The impurity of natural colours is strikingly illustrated by an observation recently communicated to me by Mr. Woodbury. On looking through a blue glass at green leaves in sunshine, he saw the superficially reflected light blue. The light, on the contrary, which came from the body of the leaves was crimson. On examination, I found that the glass employed in this observation transmitted both ends of the spectrum, the red as well as the blue, and that it quenched the middle. This furnished an easy explanation of the effect. In the delicate spring foliage the blue of the solar light is for the most part absorbed, and a light, mainly yellowish green, but containing a considerable quantity of red, escapes from the leaf to the eye. On looking at such foliage through the violet glass, the green and the yellow are stopped, and the red alone reaches the eye. Thus regarded, therefore, the leaves appear like faintly blushing roses, and present a very beautiful appearance. With the blue ammonia-sulphate of copper, which transmits no red, this effect is not obtained.

As the year advances the crimson gradually hardens to a coppery red; and in the dark green leaves of old ivy it is almost absent. Permitting a beam of white light to fall upon fresh leaves in a dark room, the sudden change from green to red, and from red back to green, when the violet glass is alternately introduced and withdrawn, is very surprising. Looked at through the same glass, the meadows in May appear of a warm purple. With a solution of permanganate of potash, which, while it quenches the centre of the spectrum, permits its ends to pass more freely than the violet glass, excellent effects are also obtained.

This question of absorption, considered with reference to its molecular mechanism, is one of the most subtle and difficult in physics. We are not yet in a condition to grapple with it, but we shall be by-and-by. Meanwhile we may profitably glance back on the web of relations which these experiments reveal to us. We have, firstly, in solar light an agent of exceeding complexity, composed of innumerable constituents, refrangible in different degrees. We find, secondly, the atoms and molecules of bodies gifted with the power of sifting solar light in the most various ways, and producing by this sifting the colours observed in nature and art. To do this they must possess a molecular structure commensurate in complexity with that of light itself. Thirdly, we have the human eye and brain, so organized as to be able to take in and distinguish the multitude of impressions thus generated. The light, therefore, at starting is complex; to sift and select it as they do, natural bodies must be complex; while to take in the impressions thus generated, the human eye and brain, however we may simplify our conceptions of their action, must be highly complex.

Whence this triple complexity?

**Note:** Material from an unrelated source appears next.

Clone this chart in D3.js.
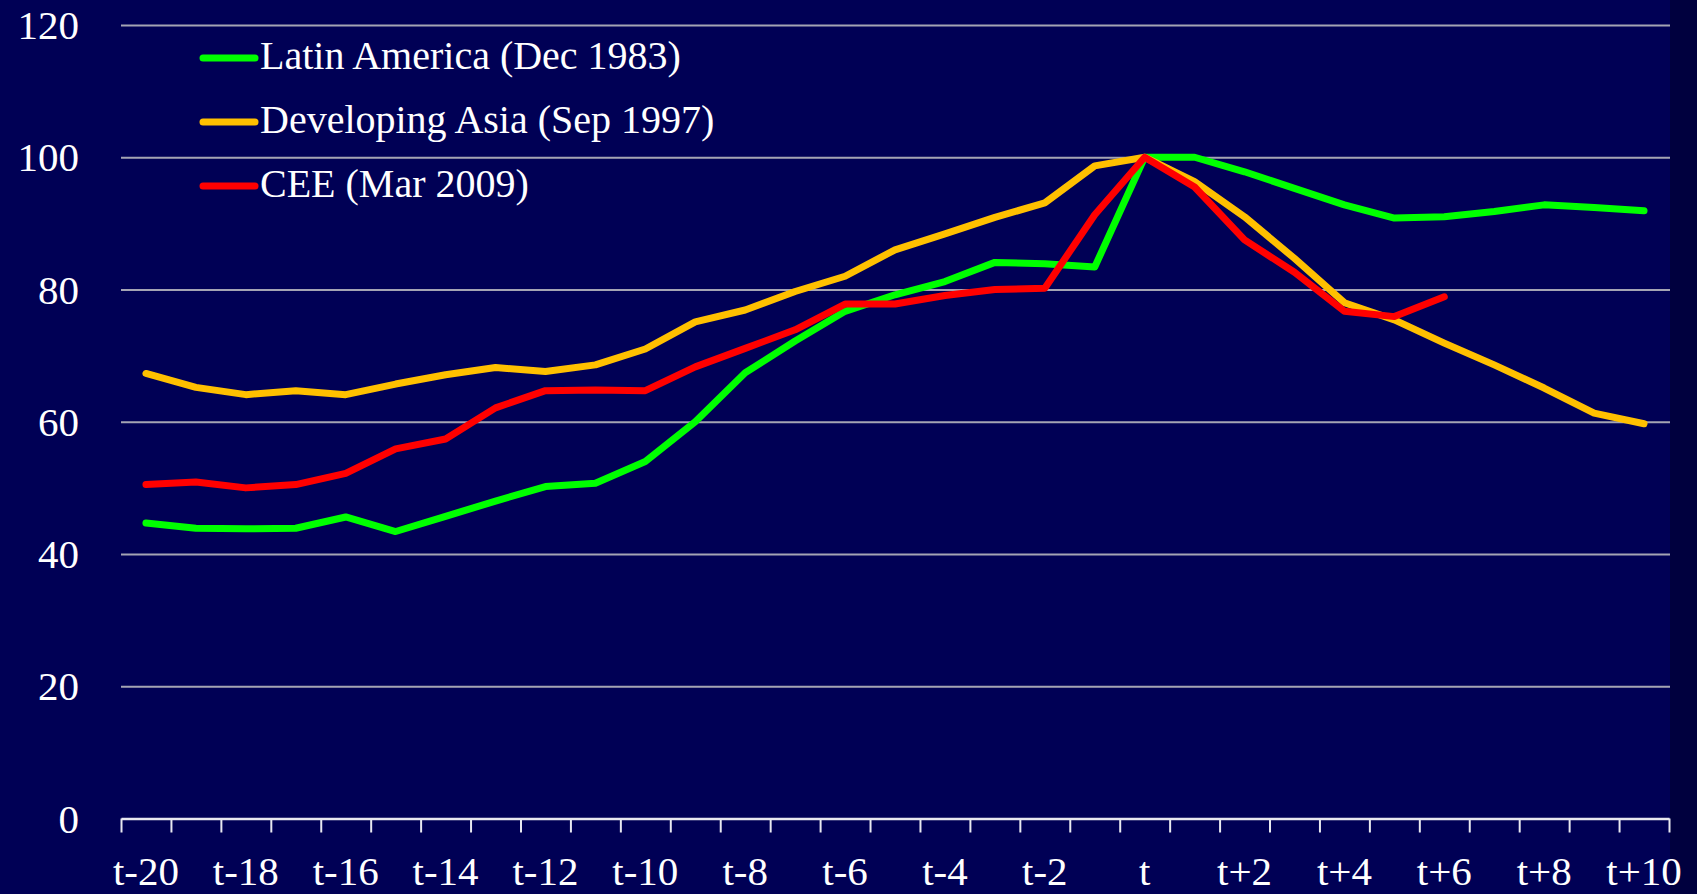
<!DOCTYPE html>
<html lang="en">
<head>
  <meta charset="UTF-8">
  <title>Peak comparisons</title>
  <style>
    body { margin: 0; background: #00003e; }
    text { font-family: "Liberation Serif", "DejaVu Serif", serif; fill: #ffffff; }
    .gridlines line { stroke: #a4a4b4; stroke-width: 2; }
    .gridlines path { display: none; }
    .x.axis path { stroke: #e8e8f0; stroke-width: 2.5; }
    .x.axis line { stroke: #e8e8f0; stroke-width: 2; }
  </style>
  <script src="https://d3js.org/d3.v7.min.js"></script>
</head>
<body>
  <svg id="chart" width="1697" height="894"></svg>
  <script>
    const periods = ["t-20", "t-19", "t-18", "t-17", "t-16", "t-15", "t-14", "t-13", "t-12", "t-11",
      "t-10", "t-9", "t-8", "t-7", "t-6", "t-5", "t-4", "t-3", "t-2", "t-1",
      "t", "t+1", "t+2", "t+3", "t+4", "t+5", "t+6", "t+7", "t+8", "t+9", "t+10"];
    const tickLabels = ["t-20", "t-18", "t-16", "t-14", "t-12", "t-10", "t-8", "t-6", "t-4", "t-2",
      "t", "t+2", "t+4", "t+6", "t+8", "t+10"];
    const yTicks = [0, 20, 40, 60, 80, 100, 120];

    const latinAmerica = [44.7, 43.9, 43.8, 43.9, 45.6, 43.4, 45.7, 48.0, 50.2, 50.7,
      54.0, 60.0, 67.4, 72.2, 76.7, 79.2, 81.2, 84.1, 83.9, 83.4,
      100, 100.0, 97.8, 95.3, 92.8, 90.8, 91.0, 91.8, 92.8, 92.4, 91.9];
    const developingAsia = [67.3, 65.2, 64.1, 64.7, 64.1, 65.7, 67.1, 68.2, 67.6, 68.6,
      71.0, 75.1, 76.9, 79.7, 82.0, 86.0, 88.4, 90.9, 93.1, 98.7,
      100, 96.3, 91.0, 84.7, 78.0, 75.4, 71.9, 68.6, 65.1, 61.3, 59.7];
    const cee = [50.5, 50.9, 50.0, 50.5, 52.2, 55.9, 57.4, 62.1, 64.7, 64.8,
      64.7, 68.3, 71.1, 73.9, 77.8, 77.8, 79.1, 80.0, 80.2, 91.3,
      100, 95.5, 87.5, 82.6, 76.7, 75.9, 78.9, null, null, null, null];

    const series = [
      { name: "Latin America (Dec 1983)", color: "#00ff00", values: latinAmerica },
      { name: "Developing Asia (Sep 1997)", color: "#ffc000", values: developingAsia },
      { name: "CEE (Mar 2009)", color: "#ff0000", values: cee }
    ];

    const svg = d3.select("svg#chart");
    const plotLeft = 121, plotRight = 1669, plotTop = 25, plotBottom = 818.5;

    // plot background (the slide strip on the right is a bit darker)
    svg.append("rect")
      .attr("x", 0).attr("y", 0)
      .attr("width", plotRight + 1).attr("height", 894)
      .attr("fill", "#000055");

    const xScale = d3.scaleBand().domain(periods).range([plotLeft, plotRight]);
    const xTicks = d3.scaleLinear().domain([0, periods.length]).range([plotLeft, plotRight]);
    const yScale = d3.scaleLinear().domain([0, 120]).range([plotBottom, plotTop]);
    const xPos = d => xScale(d) + xScale.bandwidth() / 2;

    // gridlines
    svg.append("g")
      .attr("class", "gridlines")
      .attr("transform", `translate(${plotLeft},0)`)
      .call(d3.axisLeft(yScale).tickValues(yTicks.filter(d => d > 0)).tickSize(-(plotRight - plotLeft + 1)).tickFormat(""));

    // y labels
    svg.append("g")
      .selectAll("text")
      .data(yTicks)
      .join("text")
      .attr("x", 79)
      .attr("y", d => yScale(d) + 14)
      .attr("text-anchor", "end")
      .attr("font-size", 41)
      .text(d => d);

    // x axis: tick marks at band edges
    svg.append("g")
      .attr("class", "x axis")
      .attr("transform", `translate(0,${plotBottom})`)
      .call(d3.axisBottom(xTicks).tickValues(d3.range(periods.length + 1)).tickSize(14).tickSizeOuter(0).tickFormat(""));

    // x labels
    svg.append("g")
      .selectAll("text")
      .data(tickLabels)
      .join("text")
      .attr("x", d => xPos(d))
      .attr("y", plotBottom + 66)
      .attr("text-anchor", "middle")
      .attr("font-size", 41)
      .text(d => d);

    // lines
    const line = d3.line()
      .defined(d => d.v !== null)
      .x(d => xPos(d.p))
      .y(d => yScale(d.v));

    series.forEach(s => {
      svg.append("path")
        .datum(periods.map((p, i) => ({ p: p, v: s.values[i] })))
        .attr("fill", "none")
        .attr("stroke", s.color)
        .attr("stroke-width", 7)
        .attr("stroke-linejoin", "round")
        .attr("stroke-linecap", "round")
        .attr("d", line);
    });

    // legend
    const legend = svg.append("g");
    series.forEach((s, i) => {
      const y = 58 + i * 64;
      legend.append("line")
        .attr("x1", 203).attr("x2", 255)
        .attr("y1", y).attr("y2", y)
        .attr("stroke", s.color)
        .attr("stroke-width", 7)
        .attr("stroke-linecap", "round");
      legend.append("text")
        .attr("x", 260)
        .attr("y", y + 11)
        .attr("font-size", 40)
        .text(s.name);
    });
  </script>
</body>
</html>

If what are called material purposes were the only end to be served, a much simpler mechanism would be sufficient. But, instead of simplicity, we have prodigality of relation and adaptation-and this, apparently, for the sole purpose of enabling us to see things robed in the splendours of colour. Would it not seem that Nature harboured the intention of educating us for other enjoyments than those derivable from meat and drink? At all events, whatever Nature meant-and it would be mere presumption to dogmatize as to what she meant-we find ourselves here, as the upshot of her operations, endowed, not only with capacities to enjoy the materially useful, but endowed with others of indefinite scope and application, which deal alone with the beautiful and the true.